Betroffenheit

FTA 2018 : Betroffenheit par les Vancouvérois Crystal Pite et Jonathon Young | Art total

Le mot allemand betroffenheit ne connaît pas de traduction précise, le terme renvoyant à une notion d’impact résultant d’un choc, à un profond traumatisme provoqué par une perte, ou encore à la tristesse du deuil. Le spectacle de Vancouver, à la croisée du théâtre et de la danse, est chorégraphié par Crystal Pite à partir d’un texte du comédien et danseur Jonathon Young, écrit dans la douleur de la perte réelle dans un incendie de sa fille de 14 ans, de même que d’un neveu et d’une nièce qu’il a été impuissant à sauver de la mort.

Ne se voulant cependant pas ancré dans un processus cathartique, et encore moins autobiographique, le texte de Jonathon Young s’ouvre à toutes les blessures de la vie qui demandent une longue et douloureuse guérison de l’âme. Ici, l’intelligence du mot en osmose avec le geste des six danseurs nous prend dès le départ, dans une vision cauchemardesque de ce qui du malheur est inévitable. C’est la première fois que la chorégraphe Crystal Pite travaille ainsi en relation très étroite avec le texte d’un auteur qui en plus est doué en tant que danseur participant à l’œuvre dans son entièreté.

 

« Un environnement conflictuel entre le texte et le corps des danseurs »

Betroffenheit se divise en deux parties distinctes, séparées par un entracte. Toute la première partie, avec son texte soutenu et un décor évoquant un entrepôt frigorifique ou une usine désaffectée, est nettement plus théâtrale, alors que la deuxième partie, dépourvue de tout décor sauf une colonne neutre au centre de la scène, est nettement plus dansée.

« Les danseurs effectuent des corps-à-corps parfois violents, comme une lutte pour survivre, mais qui se transforment rapidement en sauvetage.

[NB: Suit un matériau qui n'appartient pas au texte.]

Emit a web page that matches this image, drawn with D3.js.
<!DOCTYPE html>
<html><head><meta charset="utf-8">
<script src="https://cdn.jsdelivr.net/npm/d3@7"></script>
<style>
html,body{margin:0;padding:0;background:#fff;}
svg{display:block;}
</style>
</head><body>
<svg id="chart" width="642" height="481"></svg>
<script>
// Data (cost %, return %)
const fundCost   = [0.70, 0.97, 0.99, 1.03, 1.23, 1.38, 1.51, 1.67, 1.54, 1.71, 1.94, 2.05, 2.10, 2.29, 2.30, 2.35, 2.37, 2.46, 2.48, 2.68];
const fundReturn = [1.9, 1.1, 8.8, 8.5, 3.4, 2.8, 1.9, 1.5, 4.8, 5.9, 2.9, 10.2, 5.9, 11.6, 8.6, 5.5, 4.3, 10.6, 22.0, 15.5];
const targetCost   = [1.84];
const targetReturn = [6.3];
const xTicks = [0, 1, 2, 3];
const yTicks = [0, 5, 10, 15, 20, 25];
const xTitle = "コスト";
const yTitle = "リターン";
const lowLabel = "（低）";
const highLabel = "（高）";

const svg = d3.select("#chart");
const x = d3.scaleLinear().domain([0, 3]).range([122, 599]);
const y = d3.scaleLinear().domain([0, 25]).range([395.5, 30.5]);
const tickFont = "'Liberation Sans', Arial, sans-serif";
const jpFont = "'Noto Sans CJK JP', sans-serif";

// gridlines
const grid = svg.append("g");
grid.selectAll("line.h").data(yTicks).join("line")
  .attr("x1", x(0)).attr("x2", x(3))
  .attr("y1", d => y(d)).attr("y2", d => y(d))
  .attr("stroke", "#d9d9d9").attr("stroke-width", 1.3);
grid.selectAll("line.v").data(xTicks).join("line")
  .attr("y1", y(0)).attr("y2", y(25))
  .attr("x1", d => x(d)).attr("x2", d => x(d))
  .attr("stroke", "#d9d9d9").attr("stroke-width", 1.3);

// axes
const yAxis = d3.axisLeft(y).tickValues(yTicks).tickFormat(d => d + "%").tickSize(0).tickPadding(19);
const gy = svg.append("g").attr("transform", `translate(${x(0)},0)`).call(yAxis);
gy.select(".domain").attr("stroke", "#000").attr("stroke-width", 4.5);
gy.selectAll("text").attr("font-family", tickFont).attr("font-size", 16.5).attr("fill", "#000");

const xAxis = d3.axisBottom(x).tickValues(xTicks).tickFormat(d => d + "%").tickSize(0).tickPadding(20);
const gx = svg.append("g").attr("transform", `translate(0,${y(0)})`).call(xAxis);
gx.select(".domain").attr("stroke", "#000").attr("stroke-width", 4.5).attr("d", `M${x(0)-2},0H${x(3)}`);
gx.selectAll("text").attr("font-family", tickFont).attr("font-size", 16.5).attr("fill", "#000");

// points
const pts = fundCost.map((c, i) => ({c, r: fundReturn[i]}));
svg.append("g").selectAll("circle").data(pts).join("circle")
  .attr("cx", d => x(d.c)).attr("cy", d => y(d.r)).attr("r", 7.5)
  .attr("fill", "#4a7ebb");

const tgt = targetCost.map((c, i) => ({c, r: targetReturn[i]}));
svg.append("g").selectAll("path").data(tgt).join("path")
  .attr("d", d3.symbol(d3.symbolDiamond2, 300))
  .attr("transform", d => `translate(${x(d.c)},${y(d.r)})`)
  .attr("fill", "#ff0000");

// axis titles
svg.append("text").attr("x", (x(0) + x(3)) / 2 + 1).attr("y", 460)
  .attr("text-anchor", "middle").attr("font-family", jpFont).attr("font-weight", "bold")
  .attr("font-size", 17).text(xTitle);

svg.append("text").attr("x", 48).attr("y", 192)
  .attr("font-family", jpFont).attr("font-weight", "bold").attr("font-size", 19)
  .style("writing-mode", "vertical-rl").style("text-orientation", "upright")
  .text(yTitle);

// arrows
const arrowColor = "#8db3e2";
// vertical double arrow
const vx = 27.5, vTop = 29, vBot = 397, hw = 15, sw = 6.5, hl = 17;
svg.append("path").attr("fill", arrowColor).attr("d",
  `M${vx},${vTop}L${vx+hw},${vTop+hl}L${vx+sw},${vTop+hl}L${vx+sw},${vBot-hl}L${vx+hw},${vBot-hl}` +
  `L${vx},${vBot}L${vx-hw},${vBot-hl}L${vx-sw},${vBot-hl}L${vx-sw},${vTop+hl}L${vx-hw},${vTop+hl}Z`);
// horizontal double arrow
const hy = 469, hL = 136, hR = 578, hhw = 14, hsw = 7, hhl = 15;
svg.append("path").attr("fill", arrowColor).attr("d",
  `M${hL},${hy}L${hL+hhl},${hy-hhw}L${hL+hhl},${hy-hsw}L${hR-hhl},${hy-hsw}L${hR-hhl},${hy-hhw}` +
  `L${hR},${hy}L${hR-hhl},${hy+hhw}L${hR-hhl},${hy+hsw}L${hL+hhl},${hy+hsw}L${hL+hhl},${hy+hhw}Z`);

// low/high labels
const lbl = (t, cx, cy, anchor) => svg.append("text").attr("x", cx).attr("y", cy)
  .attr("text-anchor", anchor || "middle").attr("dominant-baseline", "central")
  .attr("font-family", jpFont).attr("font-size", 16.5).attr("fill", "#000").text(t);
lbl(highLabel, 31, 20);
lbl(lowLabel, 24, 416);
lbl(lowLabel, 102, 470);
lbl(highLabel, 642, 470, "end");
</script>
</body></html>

J’aime cette dualité », nous dit la chorégraphe dans le programme, confiant ensuite avoir imaginé « un environnement conflictuel entre le texte et le corps des danseurs » pour arriver à ses fins.

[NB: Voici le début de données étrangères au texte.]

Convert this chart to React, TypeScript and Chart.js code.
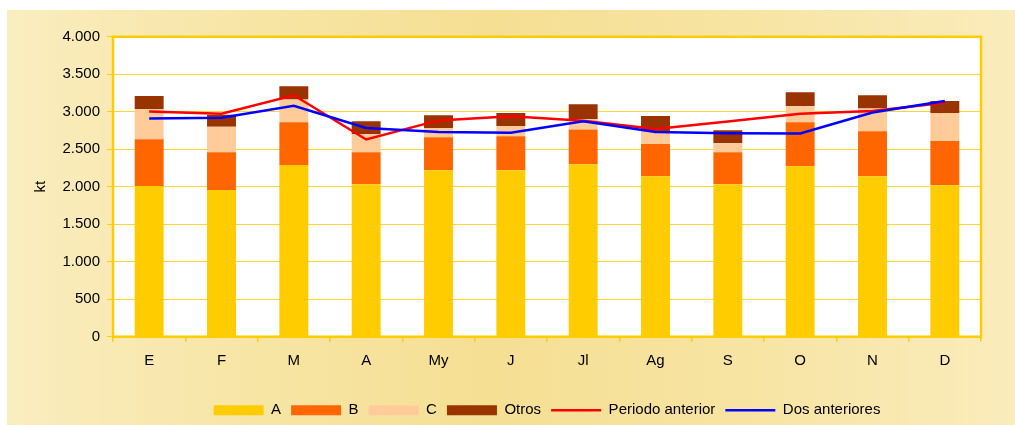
import React, { useEffect, useRef } from 'react';
import { Chart, registerables } from 'chart.js';

Chart.register(...registerables);

const categories = ['E', 'F', 'M', 'A', 'My', 'J', 'Jl', 'Ag', 'S', 'O', 'N', 'D'];
const serieA = [2010, 1955, 2290, 2035, 2220, 2220, 2300, 2140, 2035, 2275, 2140, 2020];
const serieB = [625, 505, 570, 425, 440, 455, 465, 430, 425, 585, 600, 590];
const serieC = [400, 340, 305, 240, 120, 135, 135, 175, 120, 215, 305, 375];
const serieOtros = [175, 160, 175, 175, 175, 175, 200, 200, 175, 185, 175, 160];
const periodoAnterior = [3005, 2975, 3220, 2630, 2885, 2940, 2880, 2770, 2870, 2975, 3010, 3120];
const dosAnteriores = [2910, 2920, 3080, 2785, 2730, 2720, 2875, 2730, 2715, 2710, 2990, 3145];
const yMin = 0;
const yMax = 4000;
const yStep = 500;
const yTitle = 'kt';

const FONT = '"Liberation Sans", Arial, Helvetica, sans-serif';

function fmt(v: number): string {
  return String(Math.round(v)).replace(/\B(?=(\d{3})+(?!\d))/g, '.');
}

const plotFramePlugin = {
  id: 'plotFrame',
  beforeDraw(chart: any) {
    const { ctx, chartArea: a } = chart;
    ctx.save();
    ctx.fillStyle = '#FFFFFF';
    ctx.fillRect(a.left, a.top, a.right - a.left, a.bottom - a.top);
    ctx.restore();
  },
  afterDatasetsDraw(chart: any) {
    const { ctx, chartArea: a } = chart;
    ctx.save();
    ctx.strokeStyle = '#FFCC00';
    ctx.lineWidth = 2.5;
    ctx.strokeRect(a.left, a.top, a.right - a.left, a.bottom - a.top);
    ctx.restore();
  },
};

export default function App() {
  const ref = useRef<HTMLCanvasElement | null>(null);

  useEffect(() => {
    if (!ref.current) return;
    const barCommon = { type: 'bar' as const, stack: 'bars', barPercentage: 0.4, categoryPercentage: 1, borderWidth: 0, order: 2 };
    const chart = new Chart(ref.current, {
      type: 'bar',
      data: {
        labels: categories,
        datasets: [
          { ...barCommon, label: 'A', data: serieA, backgroundColor: '#FFCC00' },
          { ...barCommon, label: 'B', data: serieB, backgroundColor: '#FF6600' },
          { ...barCommon, label: 'C', data: serieC, backgroundColor: '#FFCC99' },
          { ...barCommon, label: 'Otros', data: serieOtros, backgroundColor: '#993300' },
          {
            type: 'line', label: 'Periodo anterior', data: periodoAnterior, stack: 'p1',
            borderColor: '#FF0000', backgroundColor: '#FF0000', borderWidth: 2.5,
            pointRadius: 0, tension: 0, order: 1,
          } as any,
          {
            type: 'line', label: 'Dos anteriores', data: dosAnteriores, stack: 'p2',
            borderColor: '#0000FF', backgroundColor: '#0000FF', borderWidth: 2.5,
            pointRadius: 0, tension: 0, order: 0,
          } as any,
        ],
      },
      options: {
        responsive: false,
        animation: false,
        devicePixelRatio: 1,
        layout: { padding: { top: 26.8, right: 34, bottom: 22.3, left: 0 } },
        plugins: {
          tooltip: { enabled: false },
          legend: {
            position: 'bottom',
            fullSize: false,
            labels: {
              usePointStyle: true,
              pointStyleWidth: 50,
              boxWidth: 50,
              boxHeight: 10,
              padding: 10,
              color: '#000000',
              font: { family: FONT, size: 15 },
              generateLabels: (c: any) =>
                c.data.datasets.map((ds: any, i: number) => {
                  const isLine = ds.type === 'line';
                  return {
                    text: ds.label,
                    fillStyle: isLine ? ds.borderColor : ds.backgroundColor,
                    strokeStyle: isLine ? ds.borderColor : ds.backgroundColor,
                    lineWidth: isLine ? 2.5 : 0,
                    pointStyle: isLine ? 'line' : 'rect',
                    hidden: false,
                    datasetIndex: i,
                    fontColor: '#000000',
                  };
                }),
            },
          },
        },
        scales: {
          x: {
            offset: true,
            grid: {
              display: true,
              drawOnChartArea: false,
              drawTicks: true,
              tickLength: 5,
              color: '#FFCC00',
              tickColor: '#FFCC00',
              lineWidth: 1.5,
              offset: true,
            },
            border: { display: false },
            ticks: { color: '#000000', font: { family: FONT, size: 15 }, padding: 10, maxRotation: 0, autoSkip: false },
            afterFit: (s: any) => { s.height = 56; },
          },
          y: {
            stacked: true,
            min: yMin,
            max: yMax,
            grid: {
              color: '#FFD633',
              lineWidth: 1,
              drawTicks: true,
              tickLength: 6,
              tickColor: '#FFCC00',
            },
            border: { display: false },
            ticks: {
              stepSize: yStep,
              color: '#000000',
              padding: 7,
              font: { family: FONT, size: 15 },
              callback: (v: any) => fmt(Number(v)),
            },
            title: {
              display: true,
              text: yTitle,
              color: '#000000',
              font: { family: FONT, size: 15 },
              padding: { top: 24.5, bottom: 0 },
            },
            afterFit: (s: any) => { s.width = 106; },
          },
        },
      },
      plugins: [plotFramePlugin],
    });
    return () => chart.destroy();
  }, []);

  return (
    <div style={{ position: 'absolute', left: 0, top: 0, width: 1015, height: 425, background: '#FFFFFF', overflow: 'hidden' }}>
      <div
        style={{
          position: 'absolute', left: 7, top: 10, width: 1008, height: 415, overflow: 'hidden',
          background: 'linear-gradient(to right, #FAEDBF 0%, #F7E5A4 25%, #F5DF93 48%, #F7E4A2 72%, #FAECBB 100%)',
        }}
      >
        <canvas ref={ref} width={1008} height={440} style={{ display: 'block', width: 1008, height: 440 }} />
      </div>
    </div>
  );
}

Crédit photo: Michael Slobodian

Cette première partie souffre pourtant d’un trop-plein de contenu. Comme quand, entre deux mouvements de danse angoissants, les portes aux vitres opaques laissent envahir toute la scène par les danseurs dans une sorte de carnaval caribéen avec froufrous, paillettes et tout. Le procédé burlesque, trop contrastant, nuit aux intentions de départ, alors que le climat en est un de panique pour le protagoniste qui reste embarré là, dans ce lieu glauque et claustrophobe où évoluent sans nécessité des êtres aux costumes excentriques.

 

Une chorégraphie précise et rigoureuse

La vraie Crystal Pite ne se déploie réellement, avec son mélange de force rassérénée et de vulnérabilité, que dans la deuxième partie. Moins torturés et tristes, comme en voie de guérison, les danseurs deviennent plus porteurs de sensualité, jusqu’à évoquer un côté animal qui sous-tend une dimension charnelle atteignant l’universel. Sa chorégraphie, précise et rigoureuse, propose un langage dansé acéré, prêt à tout pour se faire entendre.

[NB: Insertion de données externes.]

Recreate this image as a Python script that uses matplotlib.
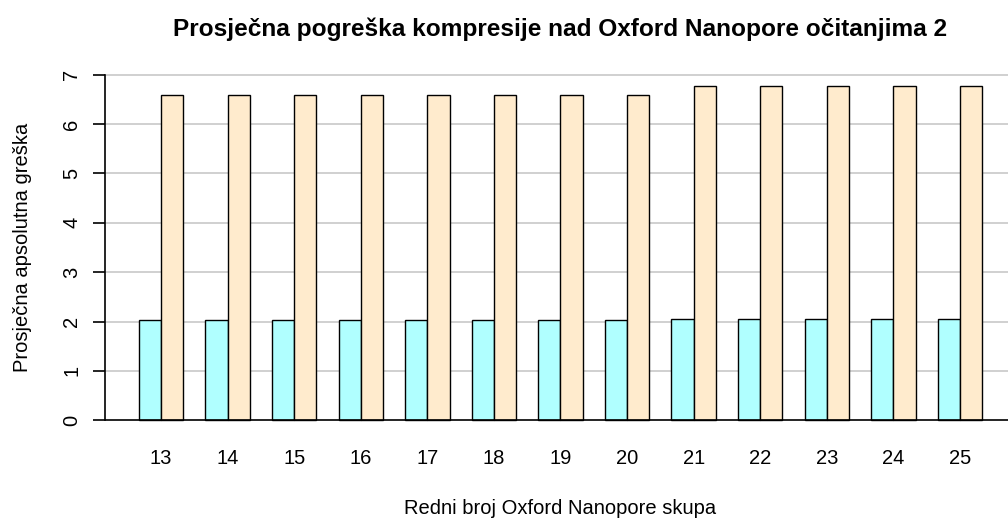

En aucun temps, les danseurs ne paraîtront laissés à eux-mêmes, sous prétexte de liberté créatrice. Et ils sont très loin d’être seuls dans cette galère, soutenus plutôt par une équipe de concepteurs de haut niveau. À commencer par les éclairages de Tom Visser qui sont d’une extrême complexité d’exécution à la seconde près. Et toute la mise en scène regorge de petits détails d’une belle inventivité, alors même que les objets parlent entre eux et interagissent de brillante façon.

Crédit photo: Michael Slobodian

Coproduit par Kidd Pivot, la compagnie que Crystal Pite a fondée à Vancouver en 2002, et Electric Company Theatre dans laquelle évolue Jonathon Young depuis 1996, le spectacle Betroffenheit termine au FTA de Montréal une tournée de trois ans qui l’a transporté non seulement en Amérique du Nord et en Europe, mais aussi loin qu’en Australie et en Nouvelle-Zélande, adulé et congratulé partout sur son passage.

Le travail de Pite et Young, conjuguant à merveille danse, théâtre et littérature dans tout ce qu’ils ont de beauté tragique, mêlant avec finesse d’esprit le monde du concret à l’abstraction totale, se retrouvera à nouveau en tandem à Montréal en avril 2019, dans le cadre de Danse Danse, pour la performance attendue de Revisor. Il s’agira de l’adaptation d’une farce de Gogol datant de 1836 dont on dit qu’elle est une « critique jouissive de notre société et de ses travers, dans un corps à corps avec les mots ».